I would expect: 127.0.0.1 localhost localhost.localdomain 192.9.200.3 kiev I shouldn't have to rely on the nameserver to determine this because I am specifying the IP address and name in the install.
*** Bug 13888 has been marked as a duplicate of this bug. ***
While I think this is an actual bug, chaning this code this close to a release is a Bad Idea (TM). We'll revisit this for Florence.
*** This bug has been marked as a duplicate of 16482 ***
If this is going to be revisited, shouldn't we mark it DEFERRED?
Moving to RESOVLED - DEFERRED from CLOSED - DEFERRED
Reminder. This is something to be considered rather early in the next release process. I don't like using the data from DNS lookups myself, if the user gave it already.
ACK. IIRC there are issues with kickstart installs in this area, too. At least for RH 6.2 (didn't check RH7 yet) it's impossible to do a NFS kickstart install and have a completely divergent network configuration for the install phase and the future, because the settings of the "network" line in ks.cfg are used for both the installer _and_ for the final networking configuriation. This makes %post hacks necessary to adjust hostname, eth0 config, /etc/resolv.conf and /etc/sysconfig/networking (GATEWAY) settings etc. Please advise wether I should file that problem as a BugID of its own.
An example of a situation where the current way of doing it in the installer is completely wrong: Imagine a host on a small company network (without own DNS) with a private ip range.

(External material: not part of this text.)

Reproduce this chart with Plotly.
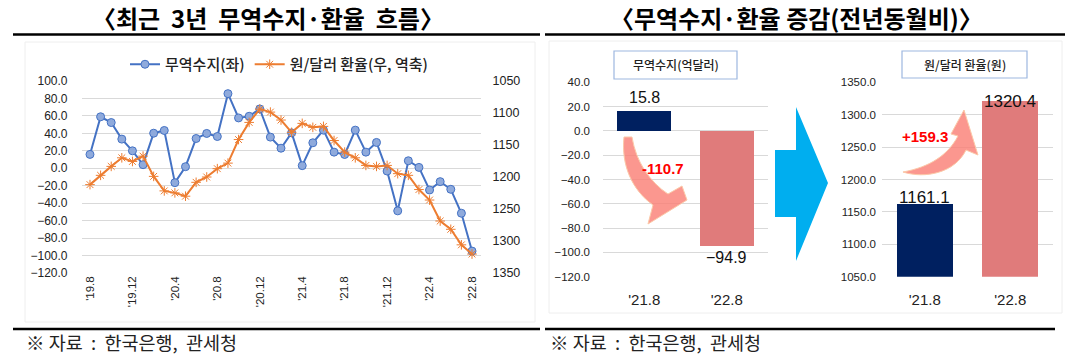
import plotly.graph_objects as go

W, H = 1074, 355

# ---------------- data ----------------
months = ["'19.8", "'19.9", "'19.10", "'19.11", "'19.12", "'20.1", "'20.2", "'20.3", "'20.4",
          "'20.5", "'20.6", "'20.7", "'20.8", "'20.9", "'20.10", "'20.11", "'20.12", "'21.1",
          "'21.2", "'21.3", "'21.4", "'21.5", "'21.6", "'21.7", "'21.8", "'21.9", "'21.10",
          "'21.11", "'21.12", "'22.1", "'22.2", "'22.3", "'22.4", "'22.5", "'22.6", "'22.7", "'22.8"]
trade_balance = [15.9, 59.0, 52.4, 33.4, 20.0, 4.1, 40.2, 43.3, -16.5, 1.8, 34.1, 39.9, 36.4,
                 85.5, 57.7, 59.6, 68.0, 35.7, 23.0, 40.6, 3.0, 29.2, 43.7, 18.5, 15.8, 43.7,
                 18.5, 29.6, -3.2, -48.8, 8.6, 1.0, -24.9, -15.3, -24.1, -51.5, -94.9]
fx_rate = [1211.9, 1197.4, 1183.4, 1170.0, 1175.7, 1167.4, 1199.0, 1221.7, 1224.8, 1230.0,
           1208.3, 1200.0, 1187.0, 1178.3, 1141.5, 1114.7, 1094.0, 1098.6, 1111.0, 1130.2,
           1116.2, 1122.4, 1120.9, 1143.0, 1161.1, 1170.0, 1181.9, 1183.4, 1181.9, 1194.8,
           1197.4, 1219.6, 1236.0, 1268.8, 1281.7, 1306.0, 1320.4]
tick_months = ["'19.8", "'19.12", "'20.4", "'20.8", "'20.12", "'21.4", "'21.8", "'21.12", "'22.4", "'22.8"]

comp_periods = ["'21.8", "'22.8"]
comp_trade = [15.8, -94.9]
comp_fx = [1161.1, 1320.4]

NAVY = "#002060"
SALMON = "#E07B7B"
BLUE = "#4472C4"
ORANGE = "#ED7D31"
GRID = "#D9D9D9"
NUMF = "Liberation Sans, Arial, Noto Sans CJK KR"
KRF = "Noto Sans CJK KR, Liberation Sans"
NB = "\u00a0"


def X(px):
    return px / W


def Y(py):
    return 1 - py / H


fig = go.Figure()

idx = list(range(len(months)))
tick_idx = [months.index(m) for m in tick_months]

fig.add_trace(go.Scatter(
    x=idx, y=trade_balance, mode="lines+markers", name="무역수지(좌)",
    line=dict(color=BLUE, width=2),
    marker=dict(symbol="circle", size=8, color="#8FAADC", line=dict(color=BLUE, width=1)),
    xaxis="x", yaxis="y"))
fig.add_trace(go.Scatter(
    x=idx, y=fx_rate, mode="lines+markers", name="원/달러 환율(우, 역축)",
    line=dict(color=ORANGE, width=2),
    marker=dict(symbol="asterisk-open", size=8, color=ORANGE, line=dict(color="#F4A46E", width=1)),
    xaxis="x", yaxis="y2"))

fig.add_trace(go.Bar(
    x=comp_periods, y=comp_trade, marker=dict(color=[NAVY, SALMON], line=dict(width=0)),
    width=0.66, showlegend=False, xaxis="x2", yaxis="y3"))
fig.add_trace(go.Bar(
    x=comp_periods, y=comp_fx, marker=dict(color=[NAVY, SALMON], line=dict(width=0)),
    width=0.66, showlegend=False, xaxis="x3", yaxis="y4"))

tickfont = dict(family=NUMF, size=12, color="#222")

fig.update_layout(
    width=W, height=H, margin=dict(l=0, r=0, t=0, b=0, autoexpand=False),
    paper_bgcolor="white", plot_bgcolor="white",
    showlegend=True,
    legend=dict(orientation="h", x=X(125), y=Y(48), xanchor="left", yanchor="top",
                font=dict(family=KRF, size=15, color="#222", weight=500),
                bgcolor="rgba(0,0,0,0)", itemwidth=30, tracegroupgap=0),
    xaxis=dict(domain=[X(81.5), X(480.5)], range=[-0.8, 36.8], anchor="y",
               tickvals=tick_idx, ticktext=tick_months, tickangle=-90,
               tickfont=dict(family=NUMF, size=11.5, color="#222"),
               showgrid=False, zeroline=False, showline=False, ticks=""),
    yaxis=dict(domain=[Y(273), Y(81)], range=[-120, 100], dtick=20, tickformat=".1f",
               gridcolor=GRID, zeroline=False, showline=False, ticks="",
               tickfont=tickfont, ticklabelstandoff=13),
    yaxis2=dict(overlaying="y", side="right", anchor="x", range=[1350, 1050], dtick=50,
                showgrid=False, zeroline=False, showline=False, ticks="",
                tickfont=dict(tickfont, size=12.5), ticklabelstandoff=11),
    xaxis2=dict(domain=[X(603), X(768)], anchor="y3", type="category", range=[-0.5, 1.5],
                showgrid=False, zeroline=False, showline=False, ticks="",
                tickfont=dict(family=NUMF, size=15, color="#222"), ticklabelstandoff=12),
    yaxis3=dict(domain=[Y(276.7), Y(82.3)], anchor="x2", range=[-120, 40], dtick=20,
                tickformat=".1f", gridcolor=GRID, zeroline=False, showline=False, ticks="",
                tickfont=dict(family=NUMF, size=11.5, color="#222"), ticklabelstandoff=12),
    xaxis3=dict(domain=[X(882), X(1053)], anchor="y4", type="category", range=[-0.5, 1.5],
                showgrid=False, zeroline=False, showline=False, ticks="",
                tickfont=dict(family=NUMF, size=15, color="#222"), ticklabelstandoff=12),
    yaxis4=dict(domain=[Y(276.7), Y(82.3)], anchor="x3", range=[1050, 1350], dtick=50,
                tickformat=".1f", gridcolor=GRID, zeroline=False, showline=False, ticks="",
                tickfont=dict(family=NUMF, size=11.5, color="#222"), ticklabelstandoff=5),
    bargap=0,
)

shapes = []
# title underlines and footer lines
for x0, x1 in ((13, 540), (545, 1065)):
    shapes.append(dict(type="line", xref="paper", yref="paper", x0=X(x0), x1=X(x1), y0=Y(34.5), y1=Y(34.5),
                       line=dict(color="black", width=2.5)))
for x0, x1 in ((13, 540), (545, 1055)):
    shapes.append(dict(type="line", xref="paper", yref="paper", x0=X(x0), x1=X(x1), y0=Y(329), y1=Y(329),
                       line=dict(color="black", width=2.5)))
# faint chart frames
shapes.append(dict(type="rect", xref="paper", yref="paper", x0=X(25), x1=X(535), y0=Y(322), y1=Y(42),
                   line=dict(color="#EEEEEE", width=1), layer="below"))
shapes.append(dict(type="rect", xref="paper", yref="paper", x0=X(549), x1=X(1062), y0=Y(313), y1=Y(41),
                   line=dict(color="#EEEEEE", width=1), layer="below"))
# box titles
shapes.append(dict(type="rect", xref="paper", yref="paper", x0=X(614), x1=X(737), y0=Y(79), y1=Y(51),
                   line=dict(color="#9DB7E0", width=1.2), fillcolor="white"))
shapes.append(dict(type="rect", xref="paper", yref="paper", x0=X(902), x1=X(1027), y0=Y(78), y1=Y(51),
                   line=dict(color="#9DB7E0", width=1.2), fillcolor="white"))


def path(pts_cmds):
    out = []
    for c in pts_cmds:
        if isinstance(c, str):
            out.append(c)
        else:
            out.append(f"{X(c[0]):.5f},{Y(c[1]):.5f}")
    return " ".join(out)


# big blue arrow
shapes.append(dict(type="path", xref="paper", yref="paper",
                   path=path(["M", (775, 150), "L", (796, 150), "L", (796, 107), "L", (828, 183),
                              "L", (796, 261), "L", (796, 217), "L", (775, 217), "Z"]),
                   fillcolor="#00AEEF", line=dict(color="#00AEEF", width=0)))
# curved arrow (down) in trade chart
shapes.append(dict(type="path", xref="paper", yref="paper",
                   path=path(["M", (624, 137), "C", (621, 165), (632, 190), (653, 205),
                              "L", (648, 224), "L", (687, 200), "L", (682, 186), "L", (668, 194),
                              "C", (650, 182), (636, 162), (632, 137), "Z"]),
                   fillcolor="rgba(250,125,115,0.8)", line=dict(color="#FBC9A8", width=1)))
# curved arrow (up) in fx chart
shapes.append(dict(type="path", xref="paper", yref="paper",
                   path=path(["M", (903, 172), "C", (925, 179), (955, 173), (966, 150),
                              "L", (978, 155), "L", (964, 110), "L", (951, 134), "L", (958, 136),
                              "C", (948, 155), (930, 167), (903, 172), "Z"]),
                   fillcolor="rgba(250,125,115,0.8)", line=dict(color="#FBC9A8", width=1)))
fig.update_layout(shapes=shapes)


def note(x, y, text, font, xanchor="center", yanchor="middle", **kw):
    d = dict(xref="paper", yref="paper", x=X(x), y=Y(y), text=text, showarrow=False,
             xanchor=xanchor, yanchor=yanchor, font=font)
    d.update(kw)
    return d


ann = []
title_font = dict(family=KRF, size=24, color="black", weight=700)
ann.append(note(268, 17.5, f"〈최근{NB}{NB}3년{NB}{NB}무역수지·환율{NB}{NB}흐름〉", title_font))
ann.append(note(796, 17.5, "〈무역수지·환율 증감(전년동월비)〉", title_font))
foot = f"※{NB}자료{NB}{NB}:{NB}{NB}한국은행,{NB}{NB}관세청"
for x0 in (24, 548):
    ann.append(note(x0, 341.5, foot, dict(family=KRF, size=18.5, color="#222"), xanchor="left"))
ann.append(note(675.5, 65, "무역수지(억달러)", dict(family=KRF, size=12, color="#222", weight=500)))
ann.append(note(964.5, 64.5, "원/달러 환율(원)", dict(family=KRF, size=12, color="#222", weight=500)))
# value labels
lab = dict(family=NUMF, size=16, color="#111")
ann.append(dict(xref="x2", yref="y3", x=comp_periods[0], y=comp_trade[0], xanchor="center", yanchor="bottom",
                yshift=4, text=f"{comp_trade[0]:.1f}", showarrow=False, font=lab))
ann.append(dict(xref="x2", yref="y3", x=comp_periods[1], y=comp_trade[1], xanchor="center", yanchor="top",
                yshift=-1, text=f"−{abs(comp_trade[1]):.1f}", showarrow=False, font=lab))
ann.append(dict(xref="x3", yref="y4", x=comp_periods[0], y=comp_fx[0], xanchor="center", yanchor="bottom",
                yshift=-4, text=f"{comp_fx[0]:.1f}", showarrow=False, font=dict(lab, size=17)))
ann.append(dict(xref="x3", yref="y4", x=comp_periods[1], y=comp_fx[1], xanchor="center", yanchor="middle",
                yshift=0, text=f"{comp_fx[1]:.1f}", showarrow=False, font=dict(lab, size=17)))
d_trade = comp_trade[1] - comp_trade[0]
d_fx = comp_fx[1] - comp_fx[0]
ann.append(note(663, 168, f"{d_trade:.1f}", dict(family=NUMF, size=15, color="#FF0000", weight=700)))
ann.append(note(925, 137, f"+{d_fx:.1f}", dict(family=NUMF, size=15, color="#FF0000", weight=700)))
fig.update_layout(annotations=ann)

fig.write_html("out.html", config={"displayModeBar": False},
               post_script="document.body.style.margin='0';document.body.style.overflow='hidden';")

Locally, the host is known as host.foo.org and has the ip 10.0.0.3 (defined in /etc/hosts of the few machines). But host.foo.com is also known to the outside world, but then returns the ip of the gateway to this internal network, say 194.47.185.51. This is a perfectly valid situation - the host may sometimes send it's host name to outside services, and outside services won't be confused by an unresolvable adress, but rather send their answers to the gateway, which then forwards it correctly. Internally, it will work since the machines know each other by /etc/hosts entries - perfectly viable if it is a really small network with only a few computers. You shouldn't need a DNS server of your own for such a small network. This will break the installer logic - when you enter host.foo.org and 10.0.0.3 in the install, it will query the DNS which is outside the internal network, and returns 194.47.185.51, the gateway adress. The installer is then confused and sets up the machine as localhost.localdomain. The only *real* solution is by trusting that what the user entered is correct.
The behavior now is slightly different from 7.1. We're not likely to be making large changes in this area any time soon.